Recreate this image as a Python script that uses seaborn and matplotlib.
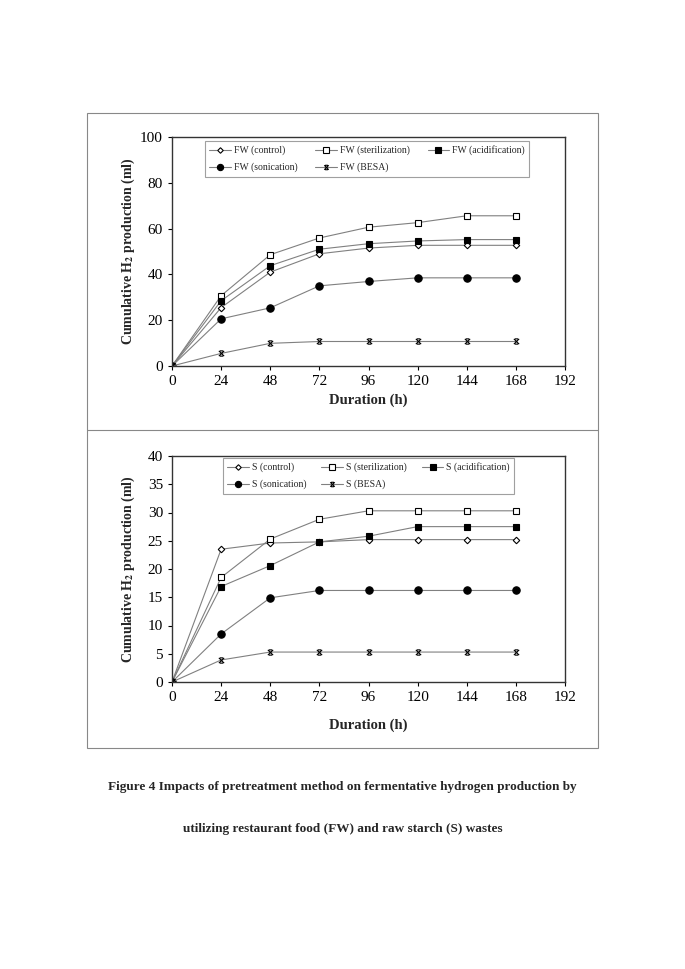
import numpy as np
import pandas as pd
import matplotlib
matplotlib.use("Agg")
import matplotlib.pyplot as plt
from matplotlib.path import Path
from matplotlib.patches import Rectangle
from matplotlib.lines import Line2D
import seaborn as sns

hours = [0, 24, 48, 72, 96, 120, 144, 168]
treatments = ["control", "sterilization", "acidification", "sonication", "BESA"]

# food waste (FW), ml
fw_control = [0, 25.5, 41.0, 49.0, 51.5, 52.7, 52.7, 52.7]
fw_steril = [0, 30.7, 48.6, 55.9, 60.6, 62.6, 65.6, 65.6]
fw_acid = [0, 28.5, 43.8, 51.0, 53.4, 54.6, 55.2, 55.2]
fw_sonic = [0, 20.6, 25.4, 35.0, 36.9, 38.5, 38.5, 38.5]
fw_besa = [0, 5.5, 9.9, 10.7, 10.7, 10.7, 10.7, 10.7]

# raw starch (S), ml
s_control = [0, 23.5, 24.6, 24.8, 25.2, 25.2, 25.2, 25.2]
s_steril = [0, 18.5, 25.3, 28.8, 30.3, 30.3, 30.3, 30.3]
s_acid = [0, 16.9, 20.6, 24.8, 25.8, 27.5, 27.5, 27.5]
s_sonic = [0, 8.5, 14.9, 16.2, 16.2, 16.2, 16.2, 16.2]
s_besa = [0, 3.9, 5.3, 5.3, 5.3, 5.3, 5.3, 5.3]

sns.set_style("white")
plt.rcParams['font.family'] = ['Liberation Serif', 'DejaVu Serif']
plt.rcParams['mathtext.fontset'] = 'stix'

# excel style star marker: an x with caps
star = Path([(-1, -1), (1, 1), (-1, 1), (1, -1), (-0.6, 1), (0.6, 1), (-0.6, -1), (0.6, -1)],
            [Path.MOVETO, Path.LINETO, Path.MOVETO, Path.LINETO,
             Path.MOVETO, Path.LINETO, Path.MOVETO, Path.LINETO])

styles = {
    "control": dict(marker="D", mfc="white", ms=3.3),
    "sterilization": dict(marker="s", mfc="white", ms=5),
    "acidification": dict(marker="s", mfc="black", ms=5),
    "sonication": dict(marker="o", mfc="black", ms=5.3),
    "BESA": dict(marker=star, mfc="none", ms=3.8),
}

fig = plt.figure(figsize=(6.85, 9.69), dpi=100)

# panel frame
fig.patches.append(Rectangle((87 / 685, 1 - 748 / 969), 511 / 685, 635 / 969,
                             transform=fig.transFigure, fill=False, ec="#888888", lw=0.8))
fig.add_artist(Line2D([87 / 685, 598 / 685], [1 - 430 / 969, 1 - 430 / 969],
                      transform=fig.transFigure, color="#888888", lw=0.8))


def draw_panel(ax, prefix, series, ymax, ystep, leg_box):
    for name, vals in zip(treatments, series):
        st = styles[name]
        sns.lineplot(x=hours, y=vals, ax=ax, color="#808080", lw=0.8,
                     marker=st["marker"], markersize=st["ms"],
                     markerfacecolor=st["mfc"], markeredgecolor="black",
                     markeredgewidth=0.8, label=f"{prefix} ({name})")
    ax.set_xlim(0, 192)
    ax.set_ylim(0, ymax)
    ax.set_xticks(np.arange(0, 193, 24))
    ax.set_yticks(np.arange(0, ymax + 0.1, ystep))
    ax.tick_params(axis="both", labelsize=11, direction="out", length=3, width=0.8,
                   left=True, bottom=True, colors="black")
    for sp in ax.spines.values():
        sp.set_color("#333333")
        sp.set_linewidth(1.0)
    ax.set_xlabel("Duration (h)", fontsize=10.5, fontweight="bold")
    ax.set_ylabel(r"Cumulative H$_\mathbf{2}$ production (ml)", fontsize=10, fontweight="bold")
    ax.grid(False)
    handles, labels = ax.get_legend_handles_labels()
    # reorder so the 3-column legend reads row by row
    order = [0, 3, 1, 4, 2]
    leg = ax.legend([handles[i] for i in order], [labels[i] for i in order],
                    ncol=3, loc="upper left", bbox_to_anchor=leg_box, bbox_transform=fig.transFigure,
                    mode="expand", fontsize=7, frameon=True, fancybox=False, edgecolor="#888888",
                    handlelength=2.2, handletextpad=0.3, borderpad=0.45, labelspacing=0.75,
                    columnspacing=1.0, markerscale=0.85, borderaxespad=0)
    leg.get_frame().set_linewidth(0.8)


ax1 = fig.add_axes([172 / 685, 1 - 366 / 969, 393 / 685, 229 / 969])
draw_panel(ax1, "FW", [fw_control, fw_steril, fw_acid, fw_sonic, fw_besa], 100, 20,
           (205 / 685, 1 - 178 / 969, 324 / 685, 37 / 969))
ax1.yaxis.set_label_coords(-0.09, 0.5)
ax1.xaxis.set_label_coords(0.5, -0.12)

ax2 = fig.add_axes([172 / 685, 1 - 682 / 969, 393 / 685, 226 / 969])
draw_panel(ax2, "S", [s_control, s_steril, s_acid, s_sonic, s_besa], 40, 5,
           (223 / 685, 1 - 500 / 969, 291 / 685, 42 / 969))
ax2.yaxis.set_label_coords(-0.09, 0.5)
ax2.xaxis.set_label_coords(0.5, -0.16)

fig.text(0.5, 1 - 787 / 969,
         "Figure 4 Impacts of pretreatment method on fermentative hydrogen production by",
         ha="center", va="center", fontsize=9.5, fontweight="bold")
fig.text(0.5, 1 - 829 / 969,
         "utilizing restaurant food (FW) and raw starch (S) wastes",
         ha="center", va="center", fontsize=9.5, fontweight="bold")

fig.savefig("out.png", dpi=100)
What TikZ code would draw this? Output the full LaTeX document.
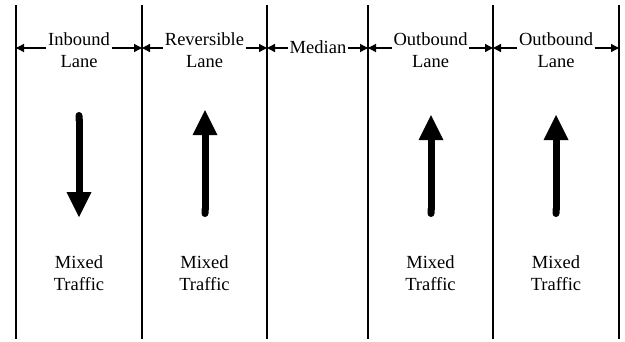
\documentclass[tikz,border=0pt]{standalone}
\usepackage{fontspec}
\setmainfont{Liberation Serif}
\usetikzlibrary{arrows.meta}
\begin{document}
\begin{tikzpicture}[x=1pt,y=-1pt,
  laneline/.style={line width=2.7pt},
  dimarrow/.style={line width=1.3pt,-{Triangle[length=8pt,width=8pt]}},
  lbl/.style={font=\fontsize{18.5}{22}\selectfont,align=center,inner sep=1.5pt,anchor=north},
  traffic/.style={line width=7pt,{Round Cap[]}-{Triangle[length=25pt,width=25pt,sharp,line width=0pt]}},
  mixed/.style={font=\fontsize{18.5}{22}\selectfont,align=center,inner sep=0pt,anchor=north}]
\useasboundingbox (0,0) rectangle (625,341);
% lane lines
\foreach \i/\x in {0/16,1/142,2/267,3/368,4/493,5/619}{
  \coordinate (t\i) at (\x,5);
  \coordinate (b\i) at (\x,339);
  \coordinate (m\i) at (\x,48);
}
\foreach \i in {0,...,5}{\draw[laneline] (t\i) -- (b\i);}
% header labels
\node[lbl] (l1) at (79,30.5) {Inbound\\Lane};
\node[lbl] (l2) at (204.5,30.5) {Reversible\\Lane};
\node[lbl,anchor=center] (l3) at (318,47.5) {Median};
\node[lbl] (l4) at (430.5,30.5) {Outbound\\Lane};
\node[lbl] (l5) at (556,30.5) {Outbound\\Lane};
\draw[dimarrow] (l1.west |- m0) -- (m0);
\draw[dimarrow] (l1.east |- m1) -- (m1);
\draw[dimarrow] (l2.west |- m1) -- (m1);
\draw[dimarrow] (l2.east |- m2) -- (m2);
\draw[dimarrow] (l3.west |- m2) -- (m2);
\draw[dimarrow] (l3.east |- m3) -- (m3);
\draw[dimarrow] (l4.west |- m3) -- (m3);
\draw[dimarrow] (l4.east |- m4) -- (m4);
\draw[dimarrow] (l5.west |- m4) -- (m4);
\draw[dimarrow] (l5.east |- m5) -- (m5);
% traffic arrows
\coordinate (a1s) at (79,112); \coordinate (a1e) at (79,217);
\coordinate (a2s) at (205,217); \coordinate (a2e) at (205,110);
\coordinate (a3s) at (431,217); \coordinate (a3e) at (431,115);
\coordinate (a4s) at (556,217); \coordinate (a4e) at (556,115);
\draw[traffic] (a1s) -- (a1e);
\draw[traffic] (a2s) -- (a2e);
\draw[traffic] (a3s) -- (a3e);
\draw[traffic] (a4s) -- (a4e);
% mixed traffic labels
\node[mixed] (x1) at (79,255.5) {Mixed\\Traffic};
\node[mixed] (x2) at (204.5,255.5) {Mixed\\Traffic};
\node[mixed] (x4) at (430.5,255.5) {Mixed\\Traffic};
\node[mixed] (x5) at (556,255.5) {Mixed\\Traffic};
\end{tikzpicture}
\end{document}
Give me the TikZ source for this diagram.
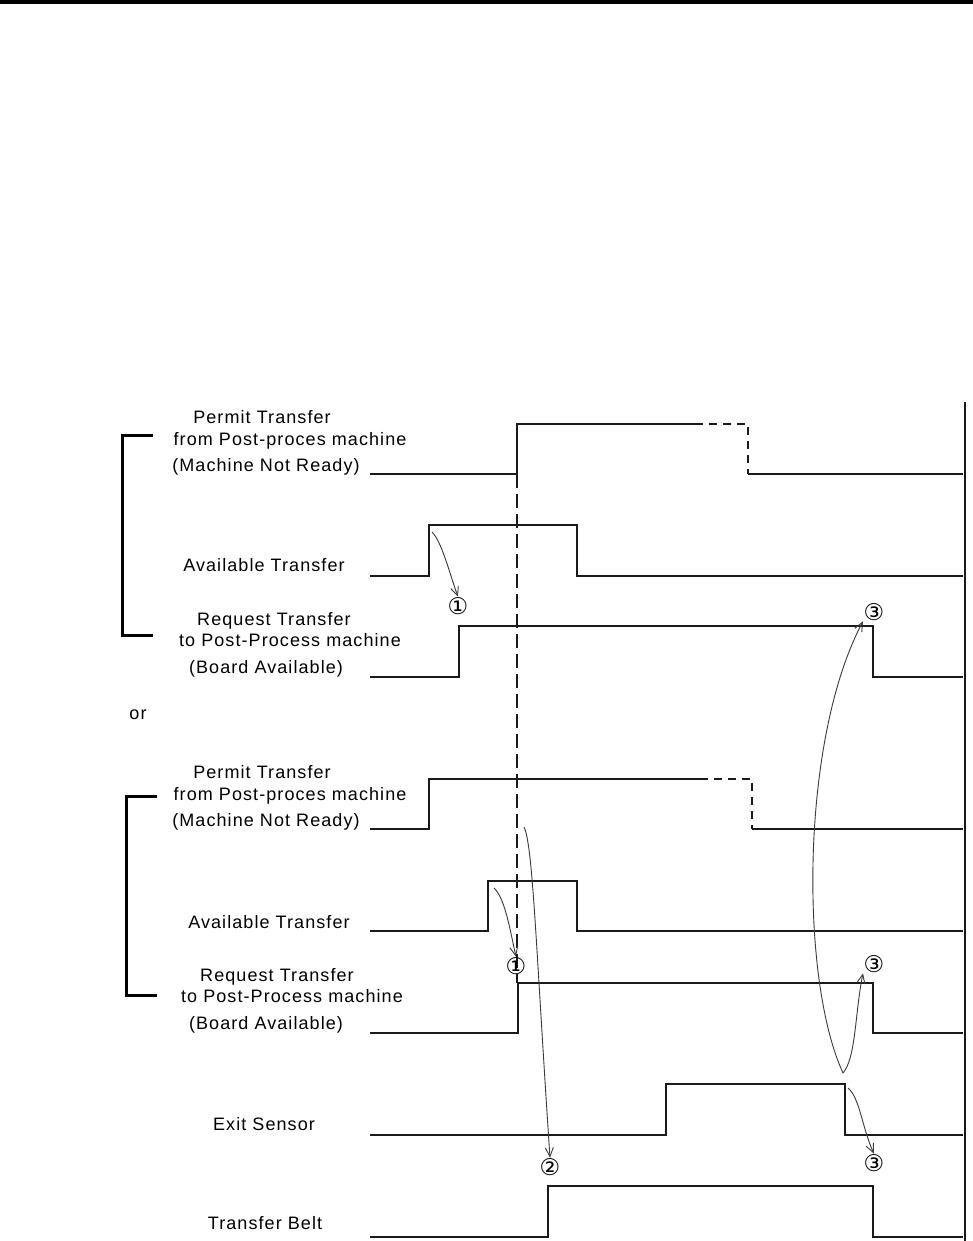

Required work: Leave out the pictures. Transcribe only the lines above, from the first through the one that contains "s_besa = [0, 3.9, 5.3, 5.3, 5.3, 5.3, 5.3, 5.3]".

Answer in full:
Recreate this image as a Python script that uses seaborn and matplotlib.
import numpy as np
import pandas as pd
import matplotlib
matplotlib.use("Agg")
import matplotlib.pyplot as plt
from matplotlib.path import Path
from matplotlib.patches import Rectangle
from matplotlib.lines import Line2D
import seaborn as sns

hours = [0, 24, 48, 72, 96, 120, 144, 168]
treatments = ["control", "sterilization", "acidification", "sonication", "BESA"]

# food waste (FW), ml
fw_control = [0, 25.5, 41.0, 49.0, 51.5, 52.7, 52.7, 52.7]
fw_steril = [0, 30.7, 48.6, 55.9, 60.6, 62.6, 65.6, 65.6]
fw_acid = [0, 28.5, 43.8, 51.0, 53.4, 54.6, 55.2, 55.2]
fw_sonic = [0, 20.6, 25.4, 35.0, 36.9, 38.5, 38.5, 38.5]
fw_besa = [0, 5.5, 9.9, 10.7, 10.7, 10.7, 10.7, 10.7]

# raw starch (S), ml
s_control = [0, 23.5, 24.6, 24.8, 25.2, 25.2, 25.2, 25.2]
s_steril = [0, 18.5, 25.3, 28.8, 30.3, 30.3, 30.3, 30.3]
s_acid = [0, 16.9, 20.6, 24.8, 25.8, 27.5, 27.5, 27.5]
s_sonic = [0, 8.5, 14.9, 16.2, 16.2, 16.2, 16.2, 16.2]
s_besa = [0, 3.9, 5.3, 5.3, 5.3, 5.3, 5.3, 5.3]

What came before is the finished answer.